Most families ended the year owing the landlord more than they made. It was a cycle of debt that kept people tied to the land just as effectively as chains once did. It’s a sobering reminder that legal freedom is pretty hollow if you don't have the economic means to exercise it.
Why this history still feels so "loud" today
We aren't just talking about dusty old books. The way the end of slavery in the United States played out—the half-measures, the legal loopholes, and the violent backlash—created the blueprint for Jim Crow and the Civil Rights movement.
When you look at modern debates about prison reform or the wealth gap, you're looking at the long tail of 1865. The transition was never finished. It was interrupted by the end of Reconstruction in 1877, when Federal troops pulled out of the South and left the newly freed population at the mercy of the people who had fought a war to keep them enslaved.
The end of slavery in the United States was a massive victory for humanity, but it was also a warning about how easily progress can be undermined.
Critical Takeaways for Researchers and Students
- Primary Sources are King: If you want the real story, read the "Slave Narratives" collected by the Federal Writers' Project in the 1930s. Hearing from people who actually lived through the transition provides a perspective that textbook summaries simply can't match.
- Track the Legal Shifts: Focus on the "Black Codes" of 1865 and 1866. They show exactly how Southern legislatures tried to recreate slavery immediately after the 13th Amendment was passed.
- Contextualize Lincoln: Understand that Lincoln’s primary goal was the preservation of the Union. His personal views on slavery evolved over time, but his policy was often dictated by what was politically possible in a fractured nation.
- Geography Matters: Freedom arrived at different times depending on where you were. Enslaved people in New Orleans or parts of the Sea Islands were "free" years before those in the interior of Texas or Georgia.
To truly understand the end of slavery in the United States, you have to look past the myths. You have to see the bravery of the people who walked off plantations into an uncertain future. You have to acknowledge the systemic barriers that were built to replace the ones that were torn down. History isn't a straight line toward progress; it's a constant struggle to define what "freedom" actually means in practice.
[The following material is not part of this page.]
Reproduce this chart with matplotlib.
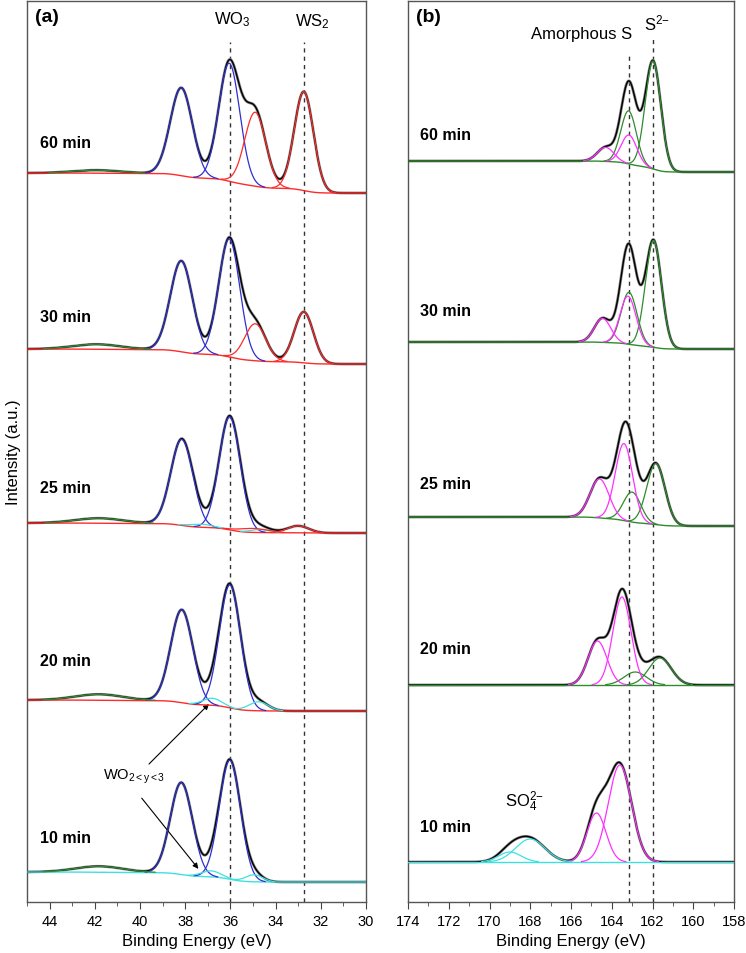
import numpy as np
import matplotlib.pyplot as plt
from matplotlib.ticker import MultipleLocator

plt.rcParams['font.family'] = ['Liberation Sans', 'DejaVu Sans']
plt.rcParams['mathtext.fontset'] = 'custom'
plt.rcParams['mathtext.rm'] = 'Liberation Sans'
plt.rcParams['mathtext.it'] = 'Liberation Sans:italic'
plt.rcParams['mathtext.bf'] = 'Liberation Sans:bold'

times = ['60 min', '30 min', '25 min', '20 min', '10 min']

# (a) W 4f - background level on high / low BE side of each spectrum (stacked)
w_bg_high = [729, 553, 379, 202, 30]
w_bg_low = [709, 538, 369, 191, 20]
w_bg_kind = ['r', 'r', 'r', 'r', 'c']
# fitted components: centre (eV), height, fwhm (eV), colour key
w_pos = [[38.17, 36.05, 34.9, 32.75, 41.9],
         [38.17, 36.05, 34.9, 32.75, 41.9],
         [38.15, 36.03, 37.3, 34.7, 35.0, 33.0, 41.8],
         [38.15, 36.02, 36.8, 34.75, 41.8],
         [38.17, 36.02, 36.85, 34.95, 41.8]]
w_height = [[88, 118, 74, 99, 3],
            [91, 118, 37, 51, 5],
            [86, 113, 3, 3, 4, 7, 5],
            [93, 123, 7, 9, 6],
            [92, 119, 6, 7, 6]]
w_fwhm = [[1.15, 1.1, 1.1, 1.0, 2.5],
          [1.15, 1.1, 1.1, 1.0, 2.5],
          [1.15, 1.1, 1.2, 1.0, 1.5, 1.1, 2.5],
          [1.15, 1.1, 1.0, 1.0, 2.5],
          [1.15, 1.1, 1.0, 0.9, 2.5]]
w_kind = [['b', 'b', 'r', 'r', 'g'],
          ['b', 'b', 'r', 'r', 'g'],
          ['b', 'b', 'c', 'c', 'r', 'r', 'g'],
          ['b', 'b', 'c', 'c', 'g'],
          ['b', 'b', 'c', 'c', 'g']]

# (b) S 2p
s_bg_high = [741, 560, 385, 217, 40]
s_bg_low = [730, 553, 376, 217, 40]
s_bg_kind = ['g', 'g', 'g', 'g', 'c']
s_pos = [[161.97, 163.17, 163.15, 164.3],
         [161.95, 163.15, 163.2, 164.45],
         [161.83, 163.0, 163.4, 164.6],
         [161.63, 162.85, 163.5, 164.7],
         [163.6, 164.75, 168.0, 169.0]]
s_height = [[108, 53, 29, 14],
            [107, 52, 48, 24],
            [61, 30, 77, 39],
            [27, 13, 88, 44],
            [97, 49, 23, 10]]
s_fwhm = [[0.9, 0.9, 0.9, 0.95],
          [0.92, 0.92, 0.92, 0.95],
          [1.05, 1.0, 1.0, 1.1],
          [1.3, 1.3, 1.05, 1.1],
          [1.35, 1.1, 1.7, 1.3]]
s_kind = [['g', 'g', 'm', 'm'],
          ['g', 'g', 'm', 'm'],
          ['g', 'g', 'm', 'm'],
          ['g', 'g', 'm', 'm'],
          ['m', 'm', 'c', 'c']]

colors = {'b': '#2f2fd0', 'r': '#ff2a2a', 'g': '#2e8b2e', 'c': '#3fe0e0', 'm': '#ff30ff'}


def gauss(x, pos, h, fwhm):
    s = fwhm / 2.3548
    return h * np.exp(-0.5 * ((x - pos) / s) ** 2)


def shirley(total, high, low):
    # x runs high -> low binding energy, so sum from each point to the end
    cum = np.cumsum(total[::-1])[::-1]
    return low + (high - low) * cum / cum[0]


def draw_stack(ax, x, bg_high, bg_low, bg_kind, pos, hts, fwhm, kinds):
    for i in range(len(times)):
        comps = [gauss(x, p, h, w) for p, h, w in zip(pos[i], hts[i], fwhm[i])]
        total = np.sum(comps, axis=0)
        bg = shirley(total, bg_high[i], bg_low[i])
        ax.plot(x, bg + total, color='0.5', lw=2.0, zorder=2)
        ax.plot(x, bg + total, color='black', lw=1.0, zorder=3)
        ax.plot(x, bg, color=colors[bg_kind[i]], lw=1.0, zorder=4)
        for c, k in zip(comps, kinds[i]):
            ax.plot(x, np.where(c > 0.4, bg + c, np.nan), color=colors[k], lw=0.9, zorder=4)


fig = plt.figure(figsize=(7.46, 9.54), dpi=100)
ax1 = fig.add_axes([27 / 746, 51 / 954, 339 / 746, 901 / 954])
ax2 = fig.add_axes([408 / 746, 51 / 954, 326 / 746, 901 / 954])

xa = np.linspace(45, 30, 700)
xb = np.linspace(174, 158, 700)
draw_stack(ax1, xa, w_bg_high, w_bg_low, w_bg_kind, w_pos, w_height, w_fwhm, w_kind)
draw_stack(ax2, xb, s_bg_high, s_bg_low, s_bg_kind, s_pos, s_height, s_fwhm, s_kind)

ax1.set_xlim(45, 30)
ax2.set_xlim(174, 158)
for ax in (ax1, ax2):
    ax.set_ylim(0, 901)
    ax.set_yticks([])
    ax.xaxis.set_major_locator(MultipleLocator(2))
    ax.xaxis.set_minor_locator(MultipleLocator(1))
    ax.tick_params(axis='x', which='major', direction='out', length=5, labelsize=10.5, color='#444444')
    ax.tick_params(axis='x', which='minor', direction='out', length=3, color='#444444')
    ax.tick_params(top=False)
    for sp in ax.spines.values():
        sp.set_color('#555555')
        sp.set_linewidth(1.0)
    ax.set_xlabel('Binding Energy (eV)', fontsize=12, labelpad=4)

ax1.set_ylabel('Intensity (a.u.)', fontsize=12, labelpad=4)

# reference lines
ax1.vlines([36.0, 32.73], 0, 860, colors='#333333', linestyles=(0, (3, 3)), lw=1.0, zorder=1)
ax2.vlines([163.15], 0, 850, colors='#333333', linestyles=(0, (3, 3)), lw=1.0, zorder=1)
ax2.vlines([161.98], 0, 863, colors='#333333', linestyles=(0, (3, 3)), lw=1.0, zorder=1)

# labels
ax1.text(44.65, 886, '(a)', fontsize=14, fontweight='bold', va='center')
ax2.text(173.6, 886, '(b)', fontsize=14, fontweight='bold', va='center')
ax1.text(35.9, 883, r'WO$_3$', fontsize=12, ha='center', va='center')
ax1.text(32.35, 881, r'WS$_2$', fontsize=12, ha='center', va='center')
ax2.text(165.46, 868, 'Amorphous S', fontsize=12, ha='center', va='center')
ax2.text(161.78, 880, r'S$^{2\mathregular{-}}$', fontsize=12, ha='center', va='center')
ax2.text(168.3, 101, r'SO$_4^{2\mathregular{-}}$', fontsize=12, ha='center', va='center')

ya = [760, 586, 414, 241, 64]
yb = [768, 591, 418, 253, 75]
for t, y1, y2 in zip(times, ya, yb):
    ax1.text(44.42, y1, t, fontsize=11.5, fontweight='bold', va='center')
    ax2.text(173.41, y2, t, fontsize=11.5, fontweight='bold', va='center')

ax1.text(41.64, 126, r'WO$_{\mathregular{2<y<3}}$', fontsize=10.5, ha='left', va='center')
arrow = dict(arrowstyle='-|>', color='black', lw=0.8, mutation_scale=8)
ax1.annotate('', xy=(36.86, 200), xytext=(39.69, 136), arrowprops=arrow)
ax1.annotate('', xy=(37.34, 31), xytext=(40.0, 106), arrowprops=arrow)

fig.savefig('out.png', dpi=100)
The next step for anyone interested in this period is to look into the Reconstruction Era (1865–1877). This was the specific window of time where the country tried—and eventually failed—to integrate 4 million newly freed people into the body politic. Understanding why Reconstruction failed is the only way to understand why the end of slavery in the United States felt like an incomplete revolution to so many who lived through it.
Visit the National Museum of African American History and Culture digital archives or the Library of Congress online to see the actual documents, photos, and letters from this era. Seeing the handwriting of a former slave-owner trying to reclaim his "property" or the marriage certificate of a couple who had lived together for thirty years but were only legally allowed to wed in 1866 brings the reality of this era into sharp focus.